By Alexander Dziadosz
KHARTOUM (Reuters) – Sudan’s main opposition parties on Wednesday called for strikes, sit-ins and demonstrations to topple the government of President Omar Hassan al-Bashir, throwing their weight behind anti-austerity protests.
The Arab-African country has been mired in an economic crisis since oil-producing South Sudan seceded a year ago, and tough spending cuts aimed at plugging a budget gap prompted protests across the country about two and a half weeks ago.
Opposition parties, struggling with an image as fractious and ineffective, had so far only voiced limited support for the demonstrations, which have rarely mustered more than a few hundred people at a time.
Large demonstrations have been relatively rare in Sudan, which has so far avoided the “Arab Spring” protest movements in Egypt and Libya. Security forces usually quickly disperse protests.
The main opposition groups on Wednesday signed a pact calling for “collective, peaceful political struggle in all its forms… to overthrow the regime” including “strikes, peaceful demonstrations, sit-ins and civil disobedience”.
Supporters outside the National Unionist Party’s Office in the Khartoum suburb of Omdurman, chanted “revolution, revolution until victory”, before the deal was signed.
Farouk Abu Issa, head of the National Consensus Forces, an umbrella group of opposition parties, said the deal – which vowed to carry out a “democratic alternative programme” after the current government fell – would fuel more demonstrations.
“We want to rally our people, organise our people so that they stand fast with us in achieving our goal in toppling this regime,” he told Reuters after the deal was signed.

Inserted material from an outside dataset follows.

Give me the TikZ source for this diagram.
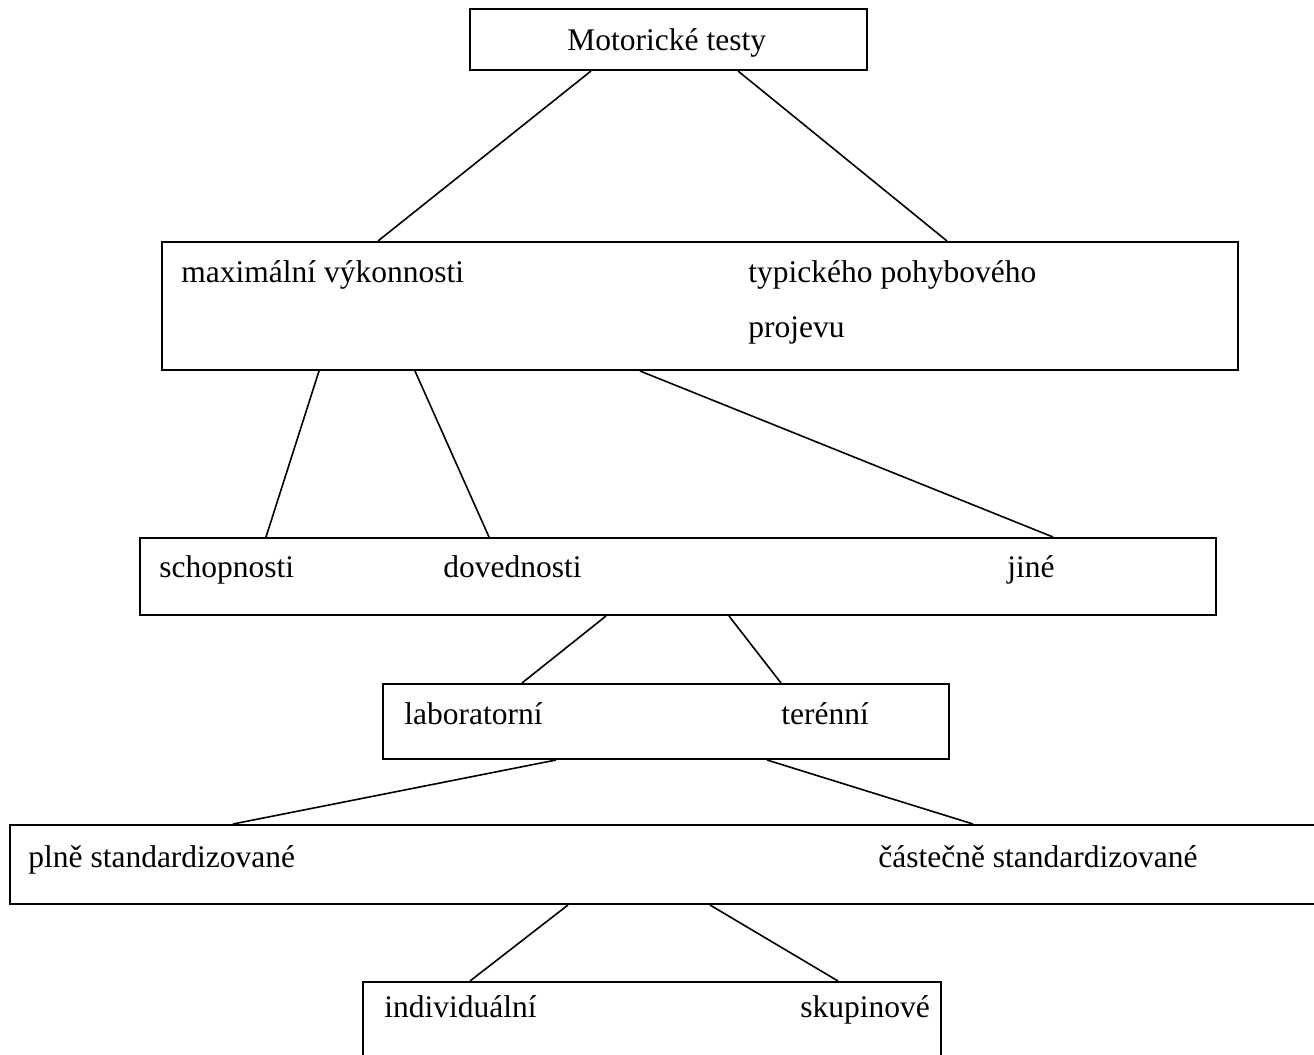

It was not clear when the opposition leaders planned to bring their members to the streets in force, but activists have called for more demonstrations on Friday.
GOVERNMENT PLAYS DOWN PROTESTS
If Bashir – in power since a bloodless 1989 coup – and his ruling National Congress Party were deposed, a ceasefire would be declared on all fronts against the multiple armed insurgencies Sudan is facing, the document said.
The parties also agreed to cancel laws restricting freedoms, hold a national constitutional conference, prepare the country for free elections and carry out a variety of other reforms.
The government already fighting armed insurgencies in its western Darfur region and in two southern border states, has played down the protests.
Information Ministry official Rabie Abdelati said the opposition parties did not have the popular momentum to turn their vows into action. “They have no support from the people,” he said. “We are not bothering about what they are saying.”
The opposition leaders who signed the deal included Hassan al-Turabi, head of the Popular Congress Party, who was once one of the most powerful figures in Sudanese politics but whose influence has declined since he fell out with Bashir in the late 90s.
They also included the general secretary of the Umma party, whose leader Sadeq al-Mahdi was elected premier in 1986 after mass protests, mainly against food inflation, ousted the country’s military ruler a year earlier.
Student activists have mostly led Sudan’s recent protests, trying to use discontent over soaring food and other prices to build a broader movement to topple the government and make the political system more democratic.
Officials have dismissed the demonstrations as the work of a handful of agitators whose aims are not shared by the majority of Sudanese and blamed “Zionist institutions” for stoking the unrest.